◆ **WHAT THIS TASK INVOLVES**: The lines from the top of the material through the line with "from matplotlib.path import Path" are to be set down exactly. Leave the pictures out.

++++ DATA SHOWN ++++

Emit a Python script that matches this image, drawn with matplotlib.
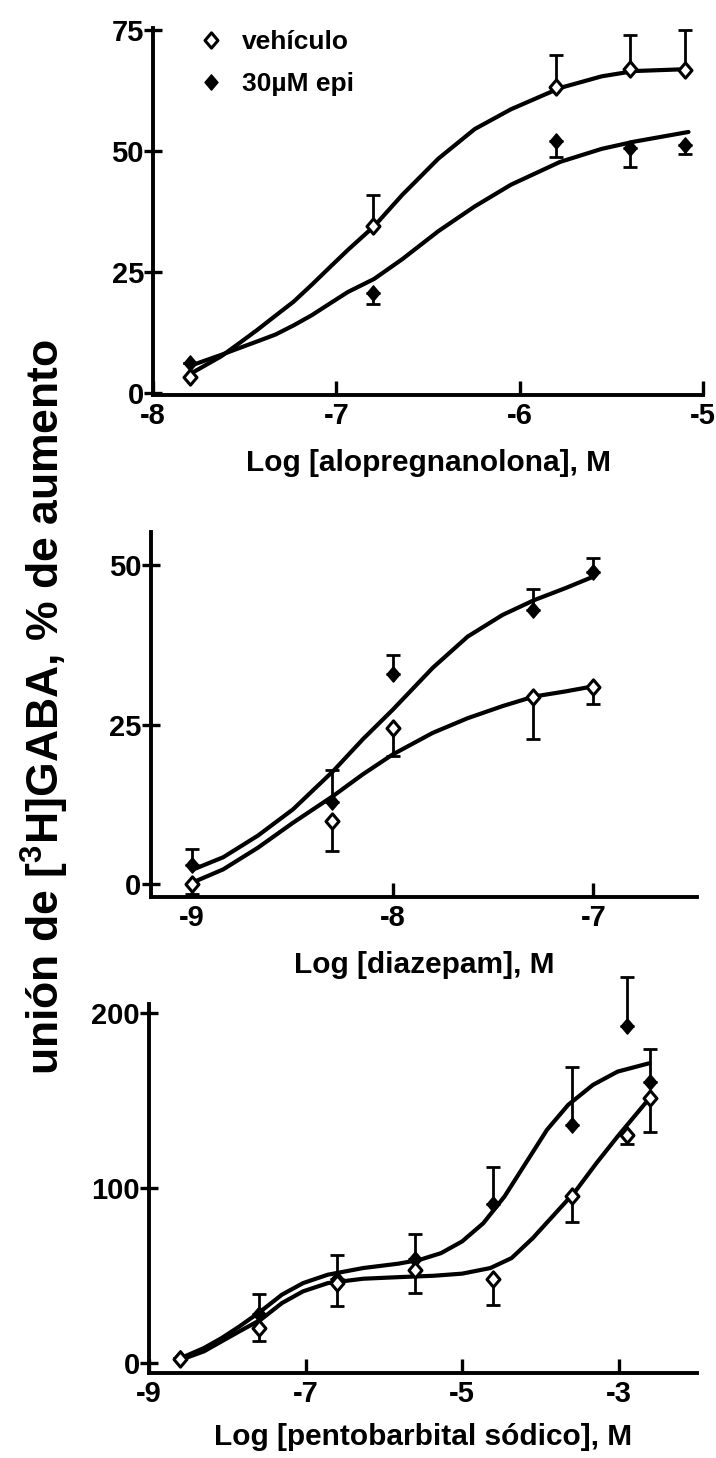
import matplotlib
matplotlib.use("Agg")
import matplotlib.pyplot as plt
from matplotlib.path import Path

plt.rcParams['font.family'] = ['Liberation Sans', 'DejaVu Sans']
plt.rcParams['font.weight'] = 'bold'
plt.rcParams['mathtext.fontset'] = 'custom'
plt.rcParams['mathtext.rm'] = 'Liberation Sans:bold'
plt.rcParams['mathtext.it'] = 'Liberation Sans:bold'
plt.rcParams['mathtext.bf'] = 'Liberation Sans:bold'

# ---- panel 1: alopregnanolona ----
alo_x = [-7.8, -6.8, -5.8, -5.4, -5.1]
alo_veh = [3.4, 34.6, 63.4, 67.1, 66.8]
alo_veh_err = [0, 6.4, 6.6, 6.9, 8.2]      # hacia arriba
alo_epi = [6.2, 20.7, 52.2, 50.7, 51.2]
alo_epi_err = [0, 2.2, 3.4, 3.9, 1.7]      # hacia abajo
alo_fit_x = [-7.80, -7.628, -7.53, -7.43, -7.332, -7.233, -7.134, -7.036, -6.937,
             -6.794, -6.64, -6.443, -6.245, -6.047, -5.78, -5.553, -5.375, -5.079]
alo_fit_veh = [3.9, 7.6, 10.3, 13.1, 16.0, 18.9, 22.4, 26.0, 29.6,
               34.5, 41.0, 48.5, 54.6, 58.7, 63.1, 65.5, 66.6, 67.0]
alo_fit_epi = [5.6, 7.9, 9.3, 10.7, 12.1, 14.0, 16.1, 18.5, 20.9,
               23.6, 27.7, 33.5, 38.6, 43.1, 47.8, 50.5, 52.0, 54.0]

# ---- panel 2: diazepam ----
dz_x = [-9, -8.3, -8, -7.3, -7]
dz_veh = [0, 9.9, 24.4, 29.4, 30.9]
dz_veh_err = [1.5, 4.8, 4.4, 6.6, 2.6]     # hacia abajo
dz_epi = [3.0, 12.9, 32.9, 42.9, 49.0]
dz_epi_err = [2.5, 4.9, 3.0, 3.4, 2.2]     # hacia arriba
dz_fit_x = [-8.991, -8.843, -8.67, -8.496, -8.296, -8.148, -8.0, -7.8,
            -7.626, -7.452, -7.296, -7.139, -7.0]
dz_fit_epi = [2.3, 4.2, 7.6, 11.7, 17.7, 22.7, 27.3, 33.9, 38.8, 42.2, 44.5, 46.4, 48.2]
dz_fit_veh = [0.3, 2.3, 5.7, 9.6, 13.8, 17.2, 20.3, 23.7, 26.0, 27.9, 29.4, 30.2, 31.0]

# ---- panel 3: pentobarbital ----
pb_x = [-8.6, -7.6, -6.6, -5.6, -4.6, -3.6, -2.9, -2.6]
pb_veh = [2.5, 20.0, 45.6, 52.9, 47.9, 95.1, 130.2, 151.5]
pb_veh_err = [0, 7.6, 13.3, 13.0, 14.6, 14.9, 5.1, 19.8]     # hacia abajo
pb_epi = [2.9, 28.1, 48.0, 59.5, 90.7, 135.6, 192.4, 160.1]
pb_epi_err = [0, 11.4, 13.8, 14.3, 21.1, 33.6, 28.1, 19.0]   # hacia arriba
pb_fit_epi_x = [-8.589, -8.296, -8.07, -7.844, -7.573, -7.302, -7.032, -6.716,
                -6.264, -5.813, -5.542, -5.27, -5.0, -4.729, -4.458, -4.187,
                -3.916, -3.646, -3.33, -3.014, -2.607]
pb_fit_epi = [2.9, 8.6, 14.3, 20.9, 29.5, 39.0, 45.6, 50.4, 54.2, 56.7, 58.9,
              62.7, 69.4, 79.8, 95.1, 114.1, 133.1, 147.3, 158.7, 166.3, 171.1]
pb_fit_veh_x = [-8.589, -8.296, -8.07, -7.844, -7.573, -7.302, -7.032, -6.716,
                -6.264, -5.813, -5.361, -5.0, -4.639, -4.368, -4.097, -3.826,
                -3.555, -3.284, -3.014, -2.607]
pb_fit_veh = [1.9, 6.7, 12.4, 18.1, 24.7, 34.2, 40.9, 45.6, 48.1, 49.0, 49.8,
              51.0, 54.2, 59.9, 71.3, 84.6, 97.9, 114.1, 129.3, 151.1]

diamond = Path([(0, 1), (0.85, 0), (0, -1), (-0.85, 0), (0, 1)],
               [Path.MOVETO, Path.LINETO, Path.LINETO, Path.LINETO, Path.CLOSEPOLY])

W, H = 716, 1458
fig = plt.figure(figsize=(W / 100, H / 100), dpi=100)


def make_ax(left, right, bottom_px, top_px):
    ax = fig.add_axes([left / W, 1 - bottom_px / H, (right - left) / W, (bottom_px - top_px) / H])
    ax.patch.set_visible(False)
    return ax


def style(ax, xlim, ylim, xticks, yticks, ybounds, xlabel, lab_y):
    ax.set_xlim(*xlim)
    ax.set_ylim(*ylim)
    ax.spines['top'].set_visible(False)
    ax.spines['right'].set_visible(False)
    for s in ('left', 'bottom'):
        ax.spines[s].set_linewidth(2.8)
    ax.spines['left'].set_bounds(*ybounds)
    ax.set_xticks(xticks)
    ax.set_yticks(yticks)
    ax.set_xticklabels([str(t) for t in xticks])
    ax.set_yticklabels([str(t) for t in yticks])
    ax.tick_params(axis='x', direction='in', length=10, width=2.4, labelsize=21, pad=5)
    ax.tick_params(axis='y', direction='inout', length=13, width=2.4, labelsize=21, pad=0)
    ax.set_xlabel(xlabel, fontsize=21.5, fontweight='bold')
    ax.xaxis.label.set_va('center')
    ax.xaxis.set_label_coords(0.5, lab_y)


def draw(ax, x, veh, veh_err, veh_up, epi, epi_err, epi_up, fvx, fveh, fex, fepi):
    ax.plot(fvx, fveh, color='black', lw=3.0, zorder=2, solid_capstyle='round')
    ax.plot(fex, fepi, color='black', lw=3.0, zorder=2, solid_capstyle='round')
    z = [0] * len(x)
    ve = [z, veh_err] if veh_up else [veh_err, z]
    ee = [z, epi_err] if epi_up else [epi_err, z]
    ax.errorbar(x, epi, yerr=ee, fmt='none', ecolor='black', elinewidth=2.0,
                capsize=5, capthick=2.0, zorder=3)
    ax.errorbar(x, veh, yerr=ve, fmt='none', ecolor='black', elinewidth=2.0,
                capsize=5, capthick=2.0, zorder=3)
    ax.plot(x, epi, linestyle='none', marker=diamond, markersize=11,
            markerfacecolor='black', markeredgecolor='black', zorder=4, label='30µM epi')
    ax.plot(x, veh, linestyle='none', marker=diamond, markersize=11, markeredgewidth=2.2,
            markerfacecolor='white', markeredgecolor='black', zorder=5, label='vehículo')


# panel 1
ax1 = make_ax(153, 703, 395, 28)
draw(ax1, alo_x, alo_veh, alo_veh_err, True, alo_epi, alo_epi_err, False,
     alo_fit_x, alo_fit_veh, alo_fit_x, alo_fit_epi)
style(ax1, (-8, -5), (-0.4, 75.5), [-8, -7, -6, -5], [0, 25, 50, 75], (-0.4, 75.5),
      'Log [alopregnanolona], M', -0.185)
h, l = ax1.get_legend_handles_labels()
ax1.legend([h[1], h[0]], [l[1], l[0]], loc='upper left', bbox_to_anchor=(0.038, 1.058),
           frameon=False, handlelength=1.0, handletextpad=0.67,
           labelspacing=0.68, prop={'weight': 'bold', 'size': 19})

# panel 2
ax2 = make_ax(150.6, 697, 897, 532)
draw(ax2, dz_x, dz_veh, dz_veh_err, False, dz_epi, dz_epi_err, True,
     dz_fit_x, dz_fit_veh, dz_fit_x, dz_fit_epi)
style(ax2, (-9.205, -6.484), (-2.04, 55.2), [-9, -8, -7], [0, 25, 50], (-2.04, 55.2),
      'Log [diazepam], M', -0.186)

# panel 3
ax3 = make_ax(149, 697, 1373, 974)
draw(ax3, pb_x, pb_veh, pb_veh_err, False, pb_epi, pb_epi_err, True,
     pb_fit_veh_x, pb_fit_veh, pb_fit_epi_x, pb_fit_epi)
style(ax3, (-9, -2), (-5.7, 222), [-9, -7, -5, -3], [0, 100, 200], (-5.7, 205),
      'Log [pentobarbital sódico], M', -0.160)

fig.text(0.063, 0.515, 'unión de [$^{3}$H]GABA, % de aumento', rotation=90,
         ha='center', va='center', fontsize=32, fontweight='bold')

fig.savefig('out.png', dpi=100)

++++

◆ **CORRECT RESPONSE**:
Emit a Python script that matches this image, drawn with matplotlib.
import matplotlib
matplotlib.use("Agg")
import matplotlib.pyplot as plt
from matplotlib.path import Path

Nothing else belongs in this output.